Editor’s Note: This is the first part of a two-part series that was originally published together in ABP, the magazine. Please stay tuned for the second part, featuring David MacTaggart.
If you ever need to rejuvenate your enthusiasm for being in the beef industry, spend a little time with young people like these two Albertans. They’re out there – outstanding leaders excited for a future in agriculture. They expand our minds beyond traditional career thinking as they discover new and interesting ways of playing a role in today’s complex, data driven and multifaceted journey from the pasture to the palate. And hang on…their passion is contagious!
Who knows what interests can be ignited when kids tag along on farm chores? Jessica Sperber has some favourite photos of her childhood days where her pint-sized self is wearing a big grin, standing smack dab in the middle of a pen of fed steers with her grandpa.
These days, the pure joy is just as evident as she collects data on a pen of steers at a research barn in Lincoln, NE where she’s working on her PhD in ruminant nutrition.
Sperber is a prime example of a generation eager to make their mark, while learning about the beef business and ways to make it even better for the future – a spark ignited early.
“When we were like one year old, we did everything on the farm – riding in the combine, working with the cows,” she recalls.
Growing up on a fourth-generation commercial cow-calf and grain operation just west of Ponoka, Sperber joined her older sister in the local 4-H club as soon as she could, taking advantage of pretty much every position and learning opportunity the program could provide, building a cattle herd of her own along the way.
Sperber opted to follow her sister’s footsteps to MacEwan University in Edmonton to start her post secondary career, studying biology.

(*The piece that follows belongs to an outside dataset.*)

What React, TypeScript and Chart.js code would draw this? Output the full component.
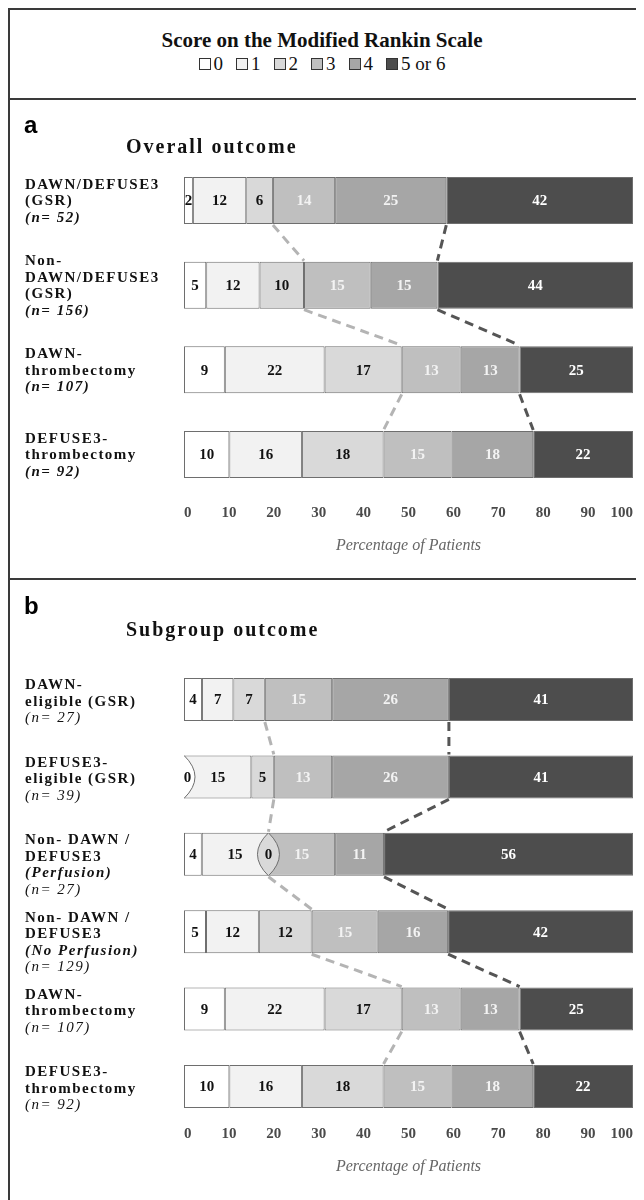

While it may not be a typical start to a doctorate in the livestock field, the science background it gave her, as well as the many connections from her active student community work, helped springboard her next steps.
Her farm interests were never far from her mind, as she challenged her professors’ experience realm when she explored cattle connections to her various assignments, like doing presentations on cattle egrets or beef tapeworms for her zoology classes.
Graduate studies were on her mind, and that’s when the redirect to animal science began in earnest.
“I had a really, really close friend pass away, and I think that was kind of an eye-opener. I just decided I needed to do what I wanted to do,” says Sperber.
Becoming a semi-finalist for the Cattlemen’s Young Leaders (CYL) program provided a key path. During the interview process, she got visiting with fellow candidate Kurtis Reid about her master’s quest. He enthusiastically told her she needed to go to Texas to learn from the ‘coolest professor ever’.
“The next day the professor, Ty Lawrence, calls me while I was at the beef conference,” says Sperber.
Reid had given him the lowdown on Sperber, and it truly was a fit. She was soon off to West Texas A&M University for a master’s in meat science.
She was also chosen at CYL and began a mentorship with Saskatchewan Cattlemen’s Association CEO Ryder Lee – an experience that expanded her horizons.
While in Snyder, TX, Sperber worked with the university’s Beef Collector’s Research Center, which entailed visiting over 20 different packing plants across the U.S.
“It was incredible exposure to the industry, and very good for data collection and research techniques.
“I saw a lot of different cattle in a lot of different states. You just don’t realize just how different beef production in the pacific northwest in the U.S. is from the south, versus the midwest.
“Ty’s research program gave me my passion for the carcass industry. I have a huge interest in the feeder packer relationship. It made me have a whole new appreciation for the packing industry, and want to then do feedlot nutrition for my PhD.”
Diversifying her work again, Sperber plugged into ruminant nutrition research efforts at the University of Nebraska in Lincoln, working with professors Galen Erickson and Andrea Watson, focusing on sustainability efforts in cattle feeding.
“Essentially all my research has been on how can we improve our environmental impact. Cattle are carbon sequesters – a lot of them have negative methane production because they are doing that much, eating plants that no other animal in the world can eat. Then they use it as an energy product, ruminate with it, defecate it back into the soil for nutrients – like literally, they are so incredible!”
Sperber is hoping to be able to wrap up her doctorate work and graduate before the end of the year. Because of the nature of her studies, it’s been considered essential work, and she’s been able to continue her research despite the pandemic. But she has missed networking opportunities through conferences and events, as she looks to begin a career in the industry, hopefully somewhere in the feeder-packer realm.
In the meantime, she’s busy serving as Vice-President of the Young Cattlemen’s Council in Canada, and is also giving back to the CYL program by sitting on the Selections Committee. “I’m very thankful for CYL.”
“I think maybe what the beef industry was missing was this driven passion for what people are doing. In my generation, that’s a big thing – find your passion and chase it. I see it all the time, through the CYL candidates and it makes me so pumped. I just think there’s a lot more opportunity for young people nowadays, which makes me excited for the future of the beef industry.”